▶ What to work on
Quote the listing in full, exactly as given, minus any pictures.

▶ Raw data

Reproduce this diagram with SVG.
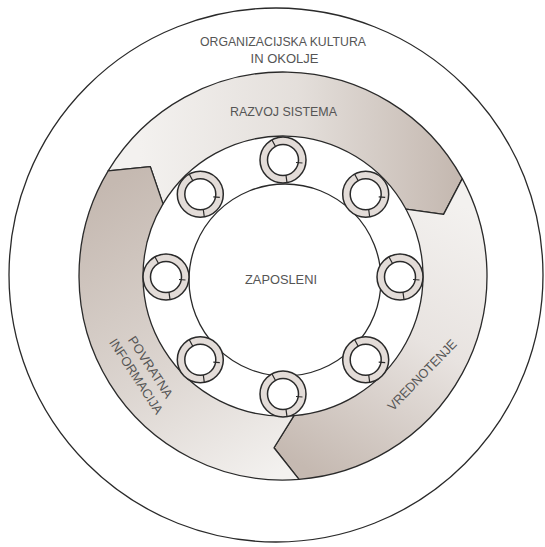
<svg xmlns="http://www.w3.org/2000/svg" xmlns:xlink="http://www.w3.org/1999/xlink" width="545" height="547" viewBox="0 0 545 547">
<style>
.ln{fill:none;stroke:#2a2a2a;stroke-width:1.3}
.seg{stroke:#2a2a2a;stroke-width:1.3;stroke-linejoin:round}
.txt{font-family:"Liberation Sans",Arial,sans-serif;font-size:13px;fill:#555;text-anchor:middle}
</style>
<defs>
<linearGradient id="gRaz" gradientUnits="userSpaceOnUse" x1="140" y1="0" x2="455" y2="0">
<stop offset="0" stop-color="#f3f1ef"/><stop offset="0.5" stop-color="#e4dfdb"/><stop offset="1" stop-color="#c5b9b1"/>
</linearGradient>
<linearGradient id="gVred" gradientUnits="userSpaceOnUse" x1="455" y1="200" x2="300" y2="465">
<stop offset="0" stop-color="#f3f1ef"/><stop offset="0.45" stop-color="#e8e3e0"/><stop offset="1" stop-color="#c5b9b1"/>
</linearGradient>
<linearGradient id="gPov" gradientUnits="userSpaceOnUse" x1="285" y1="470" x2="110" y2="185">
<stop offset="0" stop-color="#f3f1ef"/><stop offset="0.45" stop-color="#dcd5d0"/><stop offset="1" stop-color="#c5b9b1"/>
</linearGradient>
<g id="ring">
<path d="M0,-23A23,23 0 1 1 0,23A23,23 0 1 1 0,-23ZM0,-15.5A15.5,15.5 0 1 0 0,15.5A15.5,15.5 0 1 0 0,-15.5Z" fill="#e3dcd8" fill-rule="evenodd" stroke="#2a2a2a" stroke-width="1.5"/>
<path d="M-7.5,-13.5L-11,-20M19.5,3L13,2.5M3,15.3L4,22.7" fill="none" stroke="#2a2a2a" stroke-width="1.2"/>
</g>
</defs>
<rect width="545" height="547" fill="#fff"/>
<g id="outer-circle">
<circle class="ln" cx="276" cy="275" r="267"/>
<text class="txt" x="283" y="46" textLength="166" lengthAdjust="spacingAndGlyphs">ORGANIZACIJSKA KULTURA</text>
<text class="txt" x="284.5" y="62.5">IN OKOLJE</text>
</g>
<g id="razvoj-sistema">
<path class="seg" fill="url(#gRaz)" d="M108.14,170.93A204,204 0 0 1 462.28,178.66L443.58,214.36L406.03,209.2A140,140 0 0 0 163,203.9L150.28,166.59Z"/>
<text class="txt" x="283.5" y="116" textLength="107" lengthAdjust="spacingAndGlyphs">RAZVOJ SISTEMA</text>
</g>
<g id="vrednotenje">
<path class="seg" fill="url(#gVred)" d="M462.28,178.66A204,204 0 0 1 299.01,479.37L274,447.76L293.98,415.57A140,140 0 0 0 406.03,209.2L443.58,214.36Z"/>
<text class="txt" transform="translate(422,375) rotate(-46)" x="0" y="4.5" textLength="93" lengthAdjust="spacingAndGlyphs">VREDNOTENJE</text>
</g>
<g id="povratna-informacija">
<path class="seg" fill="url(#gPov)" d="M299.01,479.37A204,204 0 0 1 108.14,170.93L150.28,166.59L163,203.9A140,140 0 0 0 293.98,415.57L274,447.76Z"/>
<g transform="translate(143,372) rotate(57)">
<text class="txt" x="0" y="-4.5" textLength="71" lengthAdjust="spacingAndGlyphs">POVRATNA</text>
<text class="txt" x="0" y="12.5" textLength="87" lengthAdjust="spacingAndGlyphs">INFORMACIJA</text>
</g>
</g>
<g id="zaposleni">
<circle class="ln" cx="285" cy="280" r="96" fill="#fff"/>
<text class="txt" x="281" y="284" textLength="72" lengthAdjust="spacingAndGlyphs">ZAPOSLENI</text>
</g>
<g id="ring-n"><use xlink:href="#ring" transform="translate(283,160)"/></g>
<g id="ring-ne"><use xlink:href="#ring" transform="translate(365.7,194.3)"/></g>
<g id="ring-e"><use xlink:href="#ring" transform="translate(400,277)"/></g>
<g id="ring-se"><use xlink:href="#ring" transform="translate(365.7,359.7)"/></g>
<g id="ring-s"><use xlink:href="#ring" transform="translate(283,394)"/></g>
<g id="ring-sw"><use xlink:href="#ring" transform="translate(200.3,359.7)"/></g>
<g id="ring-w"><use xlink:href="#ring" transform="translate(166,277)"/></g>
<g id="ring-nw"><use xlink:href="#ring" transform="translate(200.3,194.3)"/></g>
<g id="connectors"/>
</svg>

▶ Result of this exercise
Reproduce this diagram with SVG.
<svg xmlns="http://www.w3.org/2000/svg" xmlns:xlink="http://www.w3.org/1999/xlink" width="545" height="547" viewBox="0 0 545 547">
<style>
.ln{fill:none;stroke:#2a2a2a;stroke-width:1.3}
.seg{stroke:#2a2a2a;stroke-width:1.3;stroke-linejoin:round}
.txt{font-family:"Liberation Sans",Arial,sans-serif;font-size:13px;fill:#555;text-anchor:middle}
</style>
<defs>
<linearGradient id="gRaz" gradientUnits="userSpaceOnUse" x1="140" y1="0" x2="455" y2="0">
<stop offset="0" stop-color="#f3f1ef"/><stop offset="0.5" stop-color="#e4dfdb"/><stop offset="1" stop-color="#c5b9b1"/>
</linearGradient>
<linearGradient id="gVred" gradientUnits="userSpaceOnUse" x1="455" y1="200" x2="300" y2="465">
<stop offset="0" stop-color="#f3f1ef"/><stop offset="0.45" stop-color="#e8e3e0"/><stop offset="1" stop-color="#c5b9b1"/>
</linearGradient>
<linearGradient id="gPov" gradientUnits="userSpaceOnUse" x1="285" y1="470" x2="110" y2="185">
<stop offset="0" stop-color="#f3f1ef"/><stop offset="0.45" stop-color="#dcd5d0"/><stop offset="1" stop-color="#c5b9b1"/>
</linearGradient>
<g id="ring">
<path d="M0,-23A23,23 0 1 1 0,23A23,23 0 1 1 0,-23ZM0,-15.5A15.5,15.5 0 1 0 0,15.5A15.5,15.5 0 1 0 0,-15.5Z" fill="#e3dcd8" fill-rule="evenodd" stroke="#2a2a2a" stroke-width="1.5"/>
<path d="M-7.5,-13.5L-11,-20M19.5,3L13,2.5M3,15.3L4,22.7" fill="none" stroke="#2a2a2a" stroke-width="1.2"/>
</g>
</defs>
<rect width="545" height="547" fill="#fff"/>
<g id="outer-circle">
<circle class="ln" cx="276" cy="275" r="267"/>
<text class="txt" x="283" y="46" textLength="166" lengthAdjust="spacingAndGlyphs">ORGANIZACIJSKA KULTURA</text>
<text class="txt" x="284.5" y="62.5">IN OKOLJE</text>
</g>
<g id="razvoj-sistema">
<path class="seg" fill="url(#gRaz)" d="M108.14,170.93A204,204 0 0 1 462.28,178.66L443.58,214.36L406.03,209.2A140,140 0 0 0 163,203.9L150.28,166.59Z"/>
<text class="txt" x="283.5" y="116" textLength="107" lengthAdjust="spacingAndGlyphs">RAZVOJ SISTEMA</text>
</g>
<g id="vrednotenje">
<path class="seg" fill="url(#gVred)" d="M462.28,178.66A204,204 0 0 1 299.01,479.37L274,447.76L293.98,415.57A140,140 0 0 0 406.03,209.2L443.58,214.36Z"/>
<text class="txt" transform="translate(422,375) rotate(-46)" x="0" y="4.5" textLength="93" lengthAdjust="spacingAndGlyphs">VREDNOTENJE</text>
</g>
<g id="povratna-informacija">
<path class="seg" fill="url(#gPov)" d="M299.01,479.37A204,204 0 0 1 108.14,170.93L150.28,166.59L163,203.9A140,140 0 0 0 293.98,415.57L274,447.76Z"/>
<g transform="translate(143,372) rotate(57)">
<text class="txt" x="0" y="-4.5" textLength="71" lengthAdjust="spacingAndGlyphs">POVRATNA</text>
<text class="txt" x="0" y="12.5" textLength="87" lengthAdjust="spacingAndGlyphs">INFORMACIJA</text>
</g>
</g>
<g id="zaposleni">
<circle class="ln" cx="285" cy="280" r="96" fill="#fff"/>
<text class="txt" x="281" y="284" textLength="72" lengthAdjust="spacingAndGlyphs">ZAPOSLENI</text>
</g>
<g id="ring-n"><use xlink:href="#ring" transform="translate(283,160)"/></g>
<g id="ring-ne"><use xlink:href="#ring" transform="translate(365.7,194.3)"/></g>
<g id="ring-e"><use xlink:href="#ring" transform="translate(400,277)"/></g>
<g id="ring-se"><use xlink:href="#ring" transform="translate(365.7,359.7)"/></g>
<g id="ring-s"><use xlink:href="#ring" transform="translate(283,394)"/></g>
<g id="ring-sw"><use xlink:href="#ring" transform="translate(200.3,359.7)"/></g>
<g id="ring-w"><use xlink:href="#ring" transform="translate(166,277)"/></g>
<g id="ring-nw"><use xlink:href="#ring" transform="translate(200.3,194.3)"/></g>
<g id="connectors"/>
</svg>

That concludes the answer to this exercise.